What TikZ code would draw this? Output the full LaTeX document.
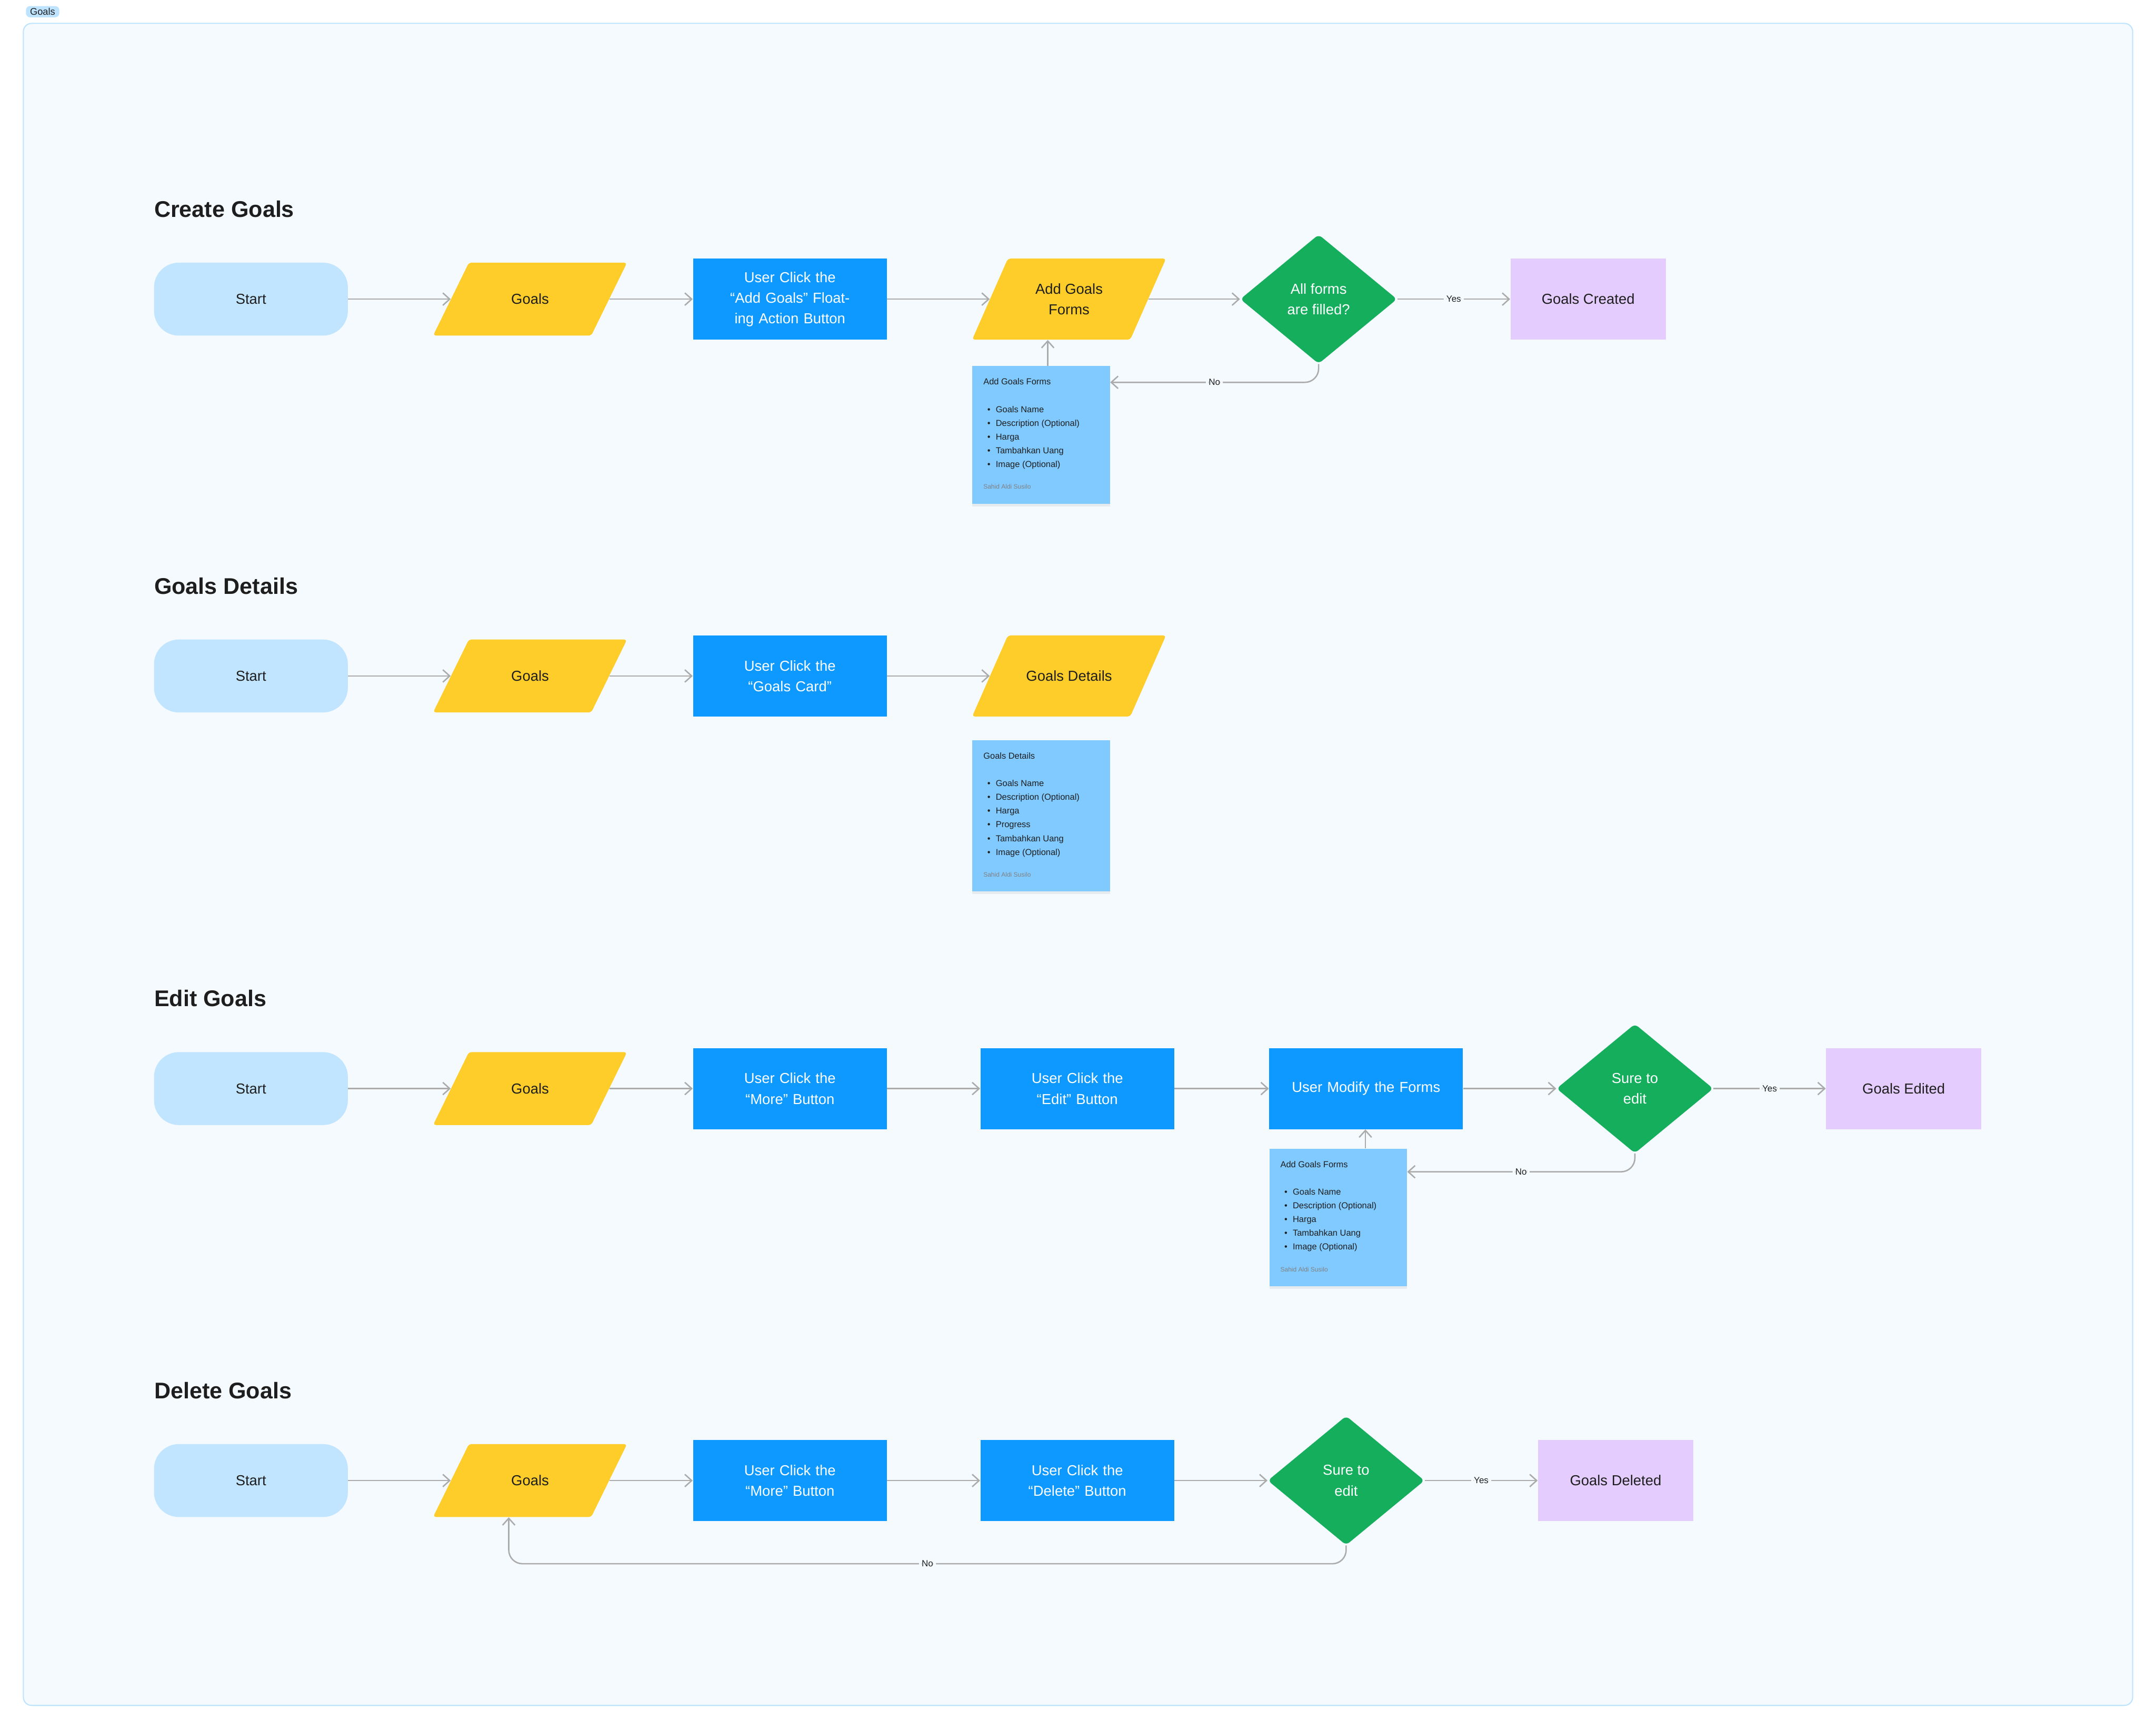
\documentclass[tikz,border=0pt]{standalone}
\usepackage{fontspec}
\setmainfont{Liberation Sans}
\usetikzlibrary{shapes.geometric,arrows.meta,shadows}
\definecolor{bgc}{HTML}{F5FAFF}
\definecolor{brd}{HTML}{BDE3FF}
\definecolor{startc}{HTML}{C2E5FF}
\definecolor{yel}{HTML}{FFCD29}
\definecolor{blu}{HTML}{0D99FF}
\definecolor{grn}{HTML}{14AE5C}
\definecolor{pur}{HTML}{E4CCFF}
\definecolor{notec}{HTML}{80CAFF}
\definecolor{arr}{HTML}{ABABAB}
\definecolor{txt}{HTML}{1E1E1E}
\tikzset{
 base/.style={inner sep=2pt,align=center,font=\fontsize{10.5}{15}\selectfont,text=txt},
 startn/.style={base,fill=startc,rounded corners=18pt,minimum width=141pt,minimum height=53pt},
 paran/.style={base,minimum width=115pt,minimum height=53pt},
 procn/.style={base,fill=blu,text=white,minimum width=141pt,minimum height=59pt,text width=125pt},
 endn/.style={base,fill=pur,minimum width=113pt,minimum height=59pt},
 decn/.style={base,shape=diamond,fill=grn,text=white,minimum width=114pt,minimum height=94pt,inner sep=0pt,rounded corners=3pt},
 noten/.style={fill=notec,minimum width=100pt,minimum height=100pt,anchor=north west,inner sep=0pt,drop shadow={opacity=0.12,shadow xshift=0pt,shadow yshift=-2pt}},
 notet/.style={anchor=north west,align=left,inner sep=0pt,text=txt,font=\fontsize{6.3}{10}\selectfont},
 notea/.style={anchor=north west,inner sep=0pt,text=gray,font=\fontsize{4.6}{6}\selectfont},
 title/.style={anchor=west,inner sep=0pt,text=txt,font=\fontsize{16.5}{20}\selectfont\bfseries},
 con/.style={draw=arr,line width=1pt,-{Straight Barb[length=5pt,width=9pt]},rounded corners=10pt},
 lab/.style={fill=bgc,inner sep=2pt,text=txt,font=\fontsize{6.5}{8}\selectfont},
}
\newcommand{\mypara}[5]{%
 \fill[yel,rounded corners=2pt] (#2-57.5-13,#3+26.5) -- (#2+57.5-13,#3+26.5) -- (#2+57.5+13,#3-26.5) -- (#2-57.5+13,#3-26.5) -- cycle;
 \node[paran,minimum height=53pt] (#1) at (#2,#3) {#4};}
\newcommand{\myparaw}[5]{%
 \fill[yel,rounded corners=2pt] (#2-57.5-13,#3+#5) -- (#2+57.5-13,#3+#5) -- (#2+57.5+13,#3-#5) -- (#2-57.5+13,#3-#5) -- cycle;
 \node[paran,minimum height=2*#5] (#1) at (#2,#3) {#4};}
\newcommand{\bl}{\makebox[10pt][c]{\textbullet}}
\begin{document}
\begin{tikzpicture}[x=1pt,y=-1pt]
\useasboundingbox (0,0) rectangle (1568,1257);
\fill[white] (0,0) rectangle (1568,1257);
\draw[brd,fill=bgc,rounded corners=6pt,line width=0.8pt] (17,17) rectangle (1551,1240);
\node[fill=brd,rounded corners=3pt,inner xsep=3pt,inner ysep=1.5pt,font=\fontsize{7}{8}\selectfont,text=txt] (tag) at (31,8.5) {Goals};

% Row 1
\node[title] (t1) at (112,152) {Create Goals};
\node[startn] (s1) at (182.5,217.5) {Start};
\mypara{g1}{385.5}{217.5}{Goals}{}
\node[procn] (p1) at (574.5,217.5) {User Click the “Add Goals” Floating Action Button};
\myparaw{f1}{777.5}{217.5}{Add Goals\\Forms}{29.5}
\node[decn] (d1) at (959,217.5) {All forms\\are filled?};
\node[endn] (e1) at (1155,217.5) {Goals Created};
\node[noten] (n1) at (707,266) {};
\node[notet] at (715,275) {Add Goals Forms};
\node[notet] at (714,295) {\bl Goals Name\\\bl Description (Optional)\\\bl Harga\\\bl Tambahkan Uang\\\bl Image (Optional)};
\node[notea] at (715,352) {Sahid Aldi Susilo};
\draw[con] (s1) -- (g1);
\draw[con] (g1) -- (p1);
\draw[con] (p1) -- (f1);
\draw[con] (f1) -- (d1);
\draw[con] (d1) -- node[lab]{Yes} (e1);
\draw[con] (d1.south) |- node[lab,pos=0.75]{No} (n1.east |- 0,278);
\draw[con] (n1.north -| 762,0) -- (f1.south -| 762,0);

% Row 2
\node[title] (t2) at (112,426) {Goals Details};
\node[startn] (s2) at (182.5,491.5) {Start};
\mypara{g2}{385.5}{491.5}{Goals}{}
\node[procn] (p2) at (574.5,491.5) {User Click the “Goals Card”};
\myparaw{f2}{777.5}{491.5}{Goals Details}{29.5}
\node[noten,minimum height=110pt] (n2) at (707,538) {};
\node[notet] at (715,547) {Goals Details};
\node[notet] at (714,567) {\bl Goals Name\\\bl Description (Optional)\\\bl Harga\\\bl Progress\\\bl Tambahkan Uang\\\bl Image (Optional)};
\node[notea] at (715,634) {Sahid Aldi Susilo};
\draw[con] (s2) -- (g2);
\draw[con] (g2) -- (p2);
\draw[con] (p2) -- (f2);

% Row 3
\node[title] (t3) at (112,726) {Edit Goals};
\node[startn] (s3) at (182.5,791.5) {Start};
\mypara{g3}{385.5}{791.5}{Goals}{}
\node[procn] (p3) at (574.5,791.5) {User Click the “More” Button};
\node[procn] (q3) at (783.5,791.5) {User Click the “Edit” Button};
\node[procn] (m3) at (993.5,791.5) {User Modify the Forms};
\node[decn] (d3) at (1189,791.5) {Sure to\\edit};
\node[endn] (e3) at (1384.5,791.5) {Goals Edited};
\node[noten] (n3) at (923,835) {};
\node[notet] at (931,844) {Add Goals Forms};
\node[notet] at (930,864) {\bl Goals Name\\\bl Description (Optional)\\\bl Harga\\\bl Tambahkan Uang\\\bl Image (Optional)};
\node[notea] at (931,921) {Sahid Aldi Susilo};
\draw[con] (s3) -- (g3);
\draw[con] (g3) -- (p3);
\draw[con] (p3) -- (q3);
\draw[con] (q3) -- (m3);
\draw[con] (m3) -- (d3);
\draw[con] (d3) -- node[lab]{Yes} (e3);
\draw[con] (d3.south) |- node[lab,pos=0.75]{No} (n3.east |- 0,852);
\draw[con] (n3.north -| 993,0) -- (m3.south -| 993,0);

% Row 4
\node[title] (t4) at (112,1011) {Delete Goals};
\node[startn] (s4) at (182.5,1076.5) {Start};
\mypara{g4}{385.5}{1076.5}{Goals}{}
\node[procn] (p4) at (574.5,1076.5) {User Click the “More” Button};
\node[procn] (q4) at (783.5,1076.5) {User Click the “Delete” Button};
\node[decn] (d4) at (979,1076.5) {Sure to\\edit};
\node[endn] (e4) at (1175,1076.5) {Goals Deleted};
\coordinate (c4) at (370,1137);
\draw[con] (s4) -- (g4);
\draw[con] (g4) -- (p4);
\draw[con] (p4) -- (q4);
\draw[con] (q4) -- (d4);
\draw[con] (d4) -- node[lab]{Yes} (e4);
\draw[con] (d4.south) |- node[lab,pos=0.75]{No} (c4) -- (g4.south -| c4);
\end{tikzpicture}
\end{document}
------------------------------------------------------------------------
--- REQUIREMENT ---
Retype the whole listing exactly and leave the pictures out.

--- REPLY TO THE EXERCISE ---
What TikZ code would draw this? Output the full LaTeX document.
\documentclass[tikz,border=0pt]{standalone}
\usepackage{fontspec}
\setmainfont{Liberation Sans}
\usetikzlibrary{shapes.geometric,arrows.meta,shadows}
\definecolor{bgc}{HTML}{F5FAFF}
\definecolor{brd}{HTML}{BDE3FF}
\definecolor{startc}{HTML}{C2E5FF}
\definecolor{yel}{HTML}{FFCD29}
\definecolor{blu}{HTML}{0D99FF}
\definecolor{grn}{HTML}{14AE5C}
\definecolor{pur}{HTML}{E4CCFF}
\definecolor{notec}{HTML}{80CAFF}
\definecolor{arr}{HTML}{ABABAB}
\definecolor{txt}{HTML}{1E1E1E}
\tikzset{
 base/.style={inner sep=2pt,align=center,font=\fontsize{10.5}{15}\selectfont,text=txt},
 startn/.style={base,fill=startc,rounded corners=18pt,minimum width=141pt,minimum height=53pt},
 paran/.style={base,minimum width=115pt,minimum height=53pt},
 procn/.style={base,fill=blu,text=white,minimum width=141pt,minimum height=59pt,text width=125pt},
 endn/.style={base,fill=pur,minimum width=113pt,minimum height=59pt},
 decn/.style={base,shape=diamond,fill=grn,text=white,minimum width=114pt,minimum height=94pt,inner sep=0pt,rounded corners=3pt},
 noten/.style={fill=notec,minimum width=100pt,minimum height=100pt,anchor=north west,inner sep=0pt,drop shadow={opacity=0.12,shadow xshift=0pt,shadow yshift=-2pt}},
 notet/.style={anchor=north west,align=left,inner sep=0pt,text=txt,font=\fontsize{6.3}{10}\selectfont},
 notea/.style={anchor=north west,inner sep=0pt,text=gray,font=\fontsize{4.6}{6}\selectfont},
 title/.style={anchor=west,inner sep=0pt,text=txt,font=\fontsize{16.5}{20}\selectfont\bfseries},
 con/.style={draw=arr,line width=1pt,-{Straight Barb[length=5pt,width=9pt]},rounded corners=10pt},
 lab/.style={fill=bgc,inner sep=2pt,text=txt,font=\fontsize{6.5}{8}\selectfont},
}
\newcommand{\mypara}[5]{%
 \fill[yel,rounded corners=2pt] (#2-57.5-13,#3+26.5) -- (#2+57.5-13,#3+26.5) -- (#2+57.5+13,#3-26.5) -- (#2-57.5+13,#3-26.5) -- cycle;
 \node[paran,minimum height=53pt] (#1) at (#2,#3) {#4};}
\newcommand{\myparaw}[5]{%
 \fill[yel,rounded corners=2pt] (#2-57.5-13,#3+#5) -- (#2+57.5-13,#3+#5) -- (#2+57.5+13,#3-#5) -- (#2-57.5+13,#3-#5) -- cycle;
 \node[paran,minimum height=2*#5] (#1) at (#2,#3) {#4};}
\newcommand{\bl}{\makebox[10pt][c]{\textbullet}}
\begin{document}
\begin{tikzpicture}[x=1pt,y=-1pt]
\useasboundingbox (0,0) rectangle (1568,1257);
\fill[white] (0,0) rectangle (1568,1257);
\draw[brd,fill=bgc,rounded corners=6pt,line width=0.8pt] (17,17) rectangle (1551,1240);
\node[fill=brd,rounded corners=3pt,inner xsep=3pt,inner ysep=1.5pt,font=\fontsize{7}{8}\selectfont,text=txt] (tag) at (31,8.5) {Goals};

% Row 1
\node[title] (t1) at (112,152) {Create Goals};
\node[startn] (s1) at (182.5,217.5) {Start};
\mypara{g1}{385.5}{217.5}{Goals}{}
\node[procn] (p1) at (574.5,217.5) {User Click the “Add Goals” Floating Action Button};
\myparaw{f1}{777.5}{217.5}{Add Goals\\Forms}{29.5}
\node[decn] (d1) at (959,217.5) {All forms\\are filled?};
\node[endn] (e1) at (1155,217.5) {Goals Created};
\node[noten] (n1) at (707,266) {};
\node[notet] at (715,275) {Add Goals Forms};
\node[notet] at (714,295) {\bl Goals Name\\\bl Description (Optional)\\\bl Harga\\\bl Tambahkan Uang\\\bl Image (Optional)};
\node[notea] at (715,352) {Sahid Aldi Susilo};
\draw[con] (s1) -- (g1);
\draw[con] (g1) -- (p1);
\draw[con] (p1) -- (f1);
\draw[con] (f1) -- (d1);
\draw[con] (d1) -- node[lab]{Yes} (e1);
\draw[con] (d1.south) |- node[lab,pos=0.75]{No} (n1.east |- 0,278);
\draw[con] (n1.north -| 762,0) -- (f1.south -| 762,0);

% Row 2
\node[title] (t2) at (112,426) {Goals Details};
\node[startn] (s2) at (182.5,491.5) {Start};
\mypara{g2}{385.5}{491.5}{Goals}{}
\node[procn] (p2) at (574.5,491.5) {User Click the “Goals Card”};
\myparaw{f2}{777.5}{491.5}{Goals Details}{29.5}
\node[noten,minimum height=110pt] (n2) at (707,538) {};
\node[notet] at (715,547) {Goals Details};
\node[notet] at (714,567) {\bl Goals Name\\\bl Description (Optional)\\\bl Harga\\\bl Progress\\\bl Tambahkan Uang\\\bl Image (Optional)};
\node[notea] at (715,634) {Sahid Aldi Susilo};
\draw[con] (s2) -- (g2);
\draw[con] (g2) -- (p2);
\draw[con] (p2) -- (f2);

% Row 3
\node[title] (t3) at (112,726) {Edit Goals};
\node[startn] (s3) at (182.5,791.5) {Start};
\mypara{g3}{385.5}{791.5}{Goals}{}
\node[procn] (p3) at (574.5,791.5) {User Click the “More” Button};
\node[procn] (q3) at (783.5,791.5) {User Click the “Edit” Button};
\node[procn] (m3) at (993.5,791.5) {User Modify the Forms};
\node[decn] (d3) at (1189,791.5) {Sure to\\edit};
\node[endn] (e3) at (1384.5,791.5) {Goals Edited};
\node[noten] (n3) at (923,835) {};
\node[notet] at (931,844) {Add Goals Forms};
\node[notet] at (930,864) {\bl Goals Name\\\bl Description (Optional)\\\bl Harga\\\bl Tambahkan Uang\\\bl Image (Optional)};
\node[notea] at (931,921) {Sahid Aldi Susilo};
\draw[con] (s3) -- (g3);
\draw[con] (g3) -- (p3);
\draw[con] (p3) -- (q3);
\draw[con] (q3) -- (m3);
\draw[con] (m3) -- (d3);
\draw[con] (d3) -- node[lab]{Yes} (e3);
\draw[con] (d3.south) |- node[lab,pos=0.75]{No} (n3.east |- 0,852);
\draw[con] (n3.north -| 993,0) -- (m3.south -| 993,0);

% Row 4
\node[title] (t4) at (112,1011) {Delete Goals};
\node[startn] (s4) at (182.5,1076.5) {Start};
\mypara{g4}{385.5}{1076.5}{Goals}{}
\node[procn] (p4) at (574.5,1076.5) {User Click the “More” Button};
\node[procn] (q4) at (783.5,1076.5) {User Click the “Delete” Button};
\node[decn] (d4) at (979,1076.5) {Sure to\\edit};
\node[endn] (e4) at (1175,1076.5) {Goals Deleted};
\coordinate (c4) at (370,1137);
\draw[con] (s4) -- (g4);
\draw[con] (g4) -- (p4);
\draw[con] (p4) -- (q4);
\draw[con] (q4) -- (d4);
\draw[con] (d4) -- node[lab]{Yes} (e4);
\draw[con] (d4.south) |- node[lab,pos=0.75]{No} (c4) -- (g4.south -| c4);
\end{tikzpicture}
\end{document}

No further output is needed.